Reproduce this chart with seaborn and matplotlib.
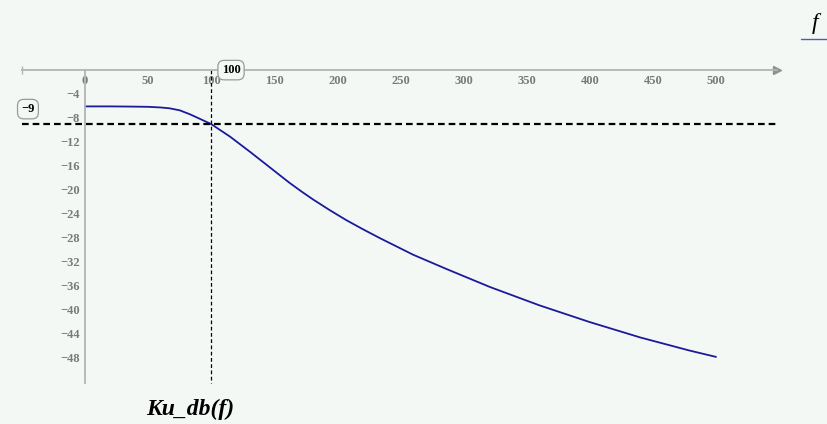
import matplotlib
matplotlib.use("Agg")
import matplotlib.pyplot as plt
import seaborn as sns
import pandas as pd

# values
freq = [0, 20, 36, 50, 60, 67, 75, 83, 91, 100, 115, 131, 147, 162, 172,
        181, 194, 207, 220, 234, 260, 287, 321, 360, 400, 440, 479, 500]
ku_db = [-6.15, -6.15, -6.18, -6.22, -6.33, -6.47, -6.8, -7.45, -8.22, -9.1,
         -11.2, -13.76, -16.4, -18.88, -20.4, -21.7, -23.45, -25.1, -26.6,
         -28.14, -30.87, -33.3, -36.26, -39.3, -42.1, -44.66, -46.84, -47.9]
x_ticks = [0, 50, 100, 150, 200, 250, 300, 350, 400, 450, 500]
y_ticks = [-4, -8, -12, -16, -20, -24, -28, -32, -36, -40, -44, -48]
marker_x = 100
marker_y = -9
x_range = (-50, 548)
y_bottom = -52.2

bg = "#f4f8f5"
axis_col = "#b4b4b4"
label_col = "#7a7a7a"

sns.set_style("white")
plt.rcParams['font.family'] = ['Liberation Serif', 'DejaVu Serif']

df = pd.DataFrame({"f": freq, "Ku_db": ku_db})

fig = plt.figure(figsize=(8.27, 4.24), dpi=100)
fig.patch.set_facecolor(bg)
ax = fig.add_axes([0, 0, 1, 1])
ax.set_facecolor(bg)

# pixel mapping: x=0 -> 85px, 1.262 px/unit ; y=0 -> 69.5px, 6 px/unit
ax.set_xlim(-85 / 1.262, (827 - 85) / 1.262)
ax.set_ylim(-(424 - 69.5) / 6, 69.5 / 6)

sns.lineplot(data=df, x="f", y="Ku_db", ax=ax, color="#1a1a9a", lw=1.3)

# marker lines
ax.plot(x_range, [marker_y, marker_y], color="black", lw=1.6, dashes=(3, 1.8))
ax.plot([marker_x, marker_x], [0, y_bottom], color="black", lw=0.9, dashes=(3, 2))

# Mathcad style axes through the origin
for s in ["right", "top"]:
    ax.spines[s].set_visible(False)
ax.spines["bottom"].set_position(("data", 0))
ax.spines["left"].set_position(("data", 0))
ax.spines["bottom"].set_bounds(*x_range)
ax.spines["left"].set_bounds(y_bottom, 0)
for s in ["bottom", "left"]:
    ax.spines[s].set_color(axis_col)
    ax.spines[s].set_linewidth(1.3)
ax.plot(x_range[1], 0, marker=">", color="#909090", ms=6, clip_on=False)
ax.plot(x_range[0], 0, marker="|", color=axis_col, ms=6)

ax.set_xticks(x_ticks)
ax.set_yticks(y_ticks)
ax.set_xticklabels([str(v) for v in x_ticks])
ax.set_yticklabels(["\u2212" + str(-v) for v in y_ticks])
ax.tick_params(axis="both", direction="inout", length=6, width=0.8,
               color=axis_col, labelcolor=label_col, labelsize=9, pad=1)
for t in ax.get_xticklabels() + ax.get_yticklabels():
    t.set_fontweight("bold")
ax.set_xlabel("")
ax.set_ylabel("")

box = dict(boxstyle="round,pad=0.3,rounding_size=0.5", fc=bg, ec="#9a9a9a", lw=0.9)
ax.text(-45.2, -6.6, "\u2212" + str(-marker_y), ha="center", va="center",
        fontsize=9, fontweight="bold", color="black", bbox=box)
ax.text(115.7, -0.1, str(marker_x), ha="center", va="center",
        fontsize=9, fontweight="bold", color="black", bbox=box)

fig.text(190 / 827, 1 - 409 / 424, "Ku_db(f)", ha="center", va="center",
         fontsize=17, style="italic", fontweight="bold", color="black")
fig.text(815 / 827, 1 - 23 / 424, "f", ha="center", va="center",
         fontsize=17, style="italic", color="black")
fig.add_artist(plt.Line2D([801 / 827, 1], [1 - 39 / 424, 1 - 39 / 424],
                          color="#5555bb", lw=1))

fig.savefig("out.png", dpi=100, facecolor=bg)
────────────────────
Copy the listing exactly. Any image in it stays out of the copy.

» Solution to this exercise:
Reproduce this chart with seaborn and matplotlib.
import matplotlib
matplotlib.use("Agg")
import matplotlib.pyplot as plt
import seaborn as sns
import pandas as pd

# values
freq = [0, 20, 36, 50, 60, 67, 75, 83, 91, 100, 115, 131, 147, 162, 172,
        181, 194, 207, 220, 234, 260, 287, 321, 360, 400, 440, 479, 500]
ku_db = [-6.15, -6.15, -6.18, -6.22, -6.33, -6.47, -6.8, -7.45, -8.22, -9.1,
         -11.2, -13.76, -16.4, -18.88, -20.4, -21.7, -23.45, -25.1, -26.6,
         -28.14, -30.87, -33.3, -36.26, -39.3, -42.1, -44.66, -46.84, -47.9]
x_ticks = [0, 50, 100, 150, 200, 250, 300, 350, 400, 450, 500]
y_ticks = [-4, -8, -12, -16, -20, -24, -28, -32, -36, -40, -44, -48]
marker_x = 100
marker_y = -9
x_range = (-50, 548)
y_bottom = -52.2

bg = "#f4f8f5"
axis_col = "#b4b4b4"
label_col = "#7a7a7a"

sns.set_style("white")
plt.rcParams['font.family'] = ['Liberation Serif', 'DejaVu Serif']

df = pd.DataFrame({"f": freq, "Ku_db": ku_db})

fig = plt.figure(figsize=(8.27, 4.24), dpi=100)
fig.patch.set_facecolor(bg)
ax = fig.add_axes([0, 0, 1, 1])
ax.set_facecolor(bg)

# pixel mapping: x=0 -> 85px, 1.262 px/unit ; y=0 -> 69.5px, 6 px/unit
ax.set_xlim(-85 / 1.262, (827 - 85) / 1.262)
ax.set_ylim(-(424 - 69.5) / 6, 69.5 / 6)

sns.lineplot(data=df, x="f", y="Ku_db", ax=ax, color="#1a1a9a", lw=1.3)

# marker lines
ax.plot(x_range, [marker_y, marker_y], color="black", lw=1.6, dashes=(3, 1.8))
ax.plot([marker_x, marker_x], [0, y_bottom], color="black", lw=0.9, dashes=(3, 2))

# Mathcad style axes through the origin
for s in ["right", "top"]:
    ax.spines[s].set_visible(False)
ax.spines["bottom"].set_position(("data", 0))
ax.spines["left"].set_position(("data", 0))
ax.spines["bottom"].set_bounds(*x_range)
ax.spines["left"].set_bounds(y_bottom, 0)
for s in ["bottom", "left"]:
    ax.spines[s].set_color(axis_col)
    ax.spines[s].set_linewidth(1.3)
ax.plot(x_range[1], 0, marker=">", color="#909090", ms=6, clip_on=False)
ax.plot(x_range[0], 0, marker="|", color=axis_col, ms=6)

ax.set_xticks(x_ticks)
ax.set_yticks(y_ticks)
ax.set_xticklabels([str(v) for v in x_ticks])
ax.set_yticklabels(["\u2212" + str(-v) for v in y_ticks])
ax.tick_params(axis="both", direction="inout", length=6, width=0.8,
               color=axis_col, labelcolor=label_col, labelsize=9, pad=1)
for t in ax.get_xticklabels() + ax.get_yticklabels():
    t.set_fontweight("bold")
ax.set_xlabel("")
ax.set_ylabel("")

box = dict(boxstyle="round,pad=0.3,rounding_size=0.5", fc=bg, ec="#9a9a9a", lw=0.9)
ax.text(-45.2, -6.6, "\u2212" + str(-marker_y), ha="center", va="center",
        fontsize=9, fontweight="bold", color="black", bbox=box)
ax.text(115.7, -0.1, str(marker_x), ha="center", va="center",
        fontsize=9, fontweight="bold", color="black", bbox=box)

fig.text(190 / 827, 1 - 409 / 424, "Ku_db(f)", ha="center", va="center",
         fontsize=17, style="italic", fontweight="bold", color="black")
fig.text(815 / 827, 1 - 23 / 424, "f", ha="center", va="center",
         fontsize=17, style="italic", color="black")
fig.add_artist(plt.Line2D([801 / 827, 1], [1 - 39 / 424, 1 - 39 / 424],
                          color="#5555bb", lw=1))

fig.savefig("out.png", dpi=100, facecolor=bg)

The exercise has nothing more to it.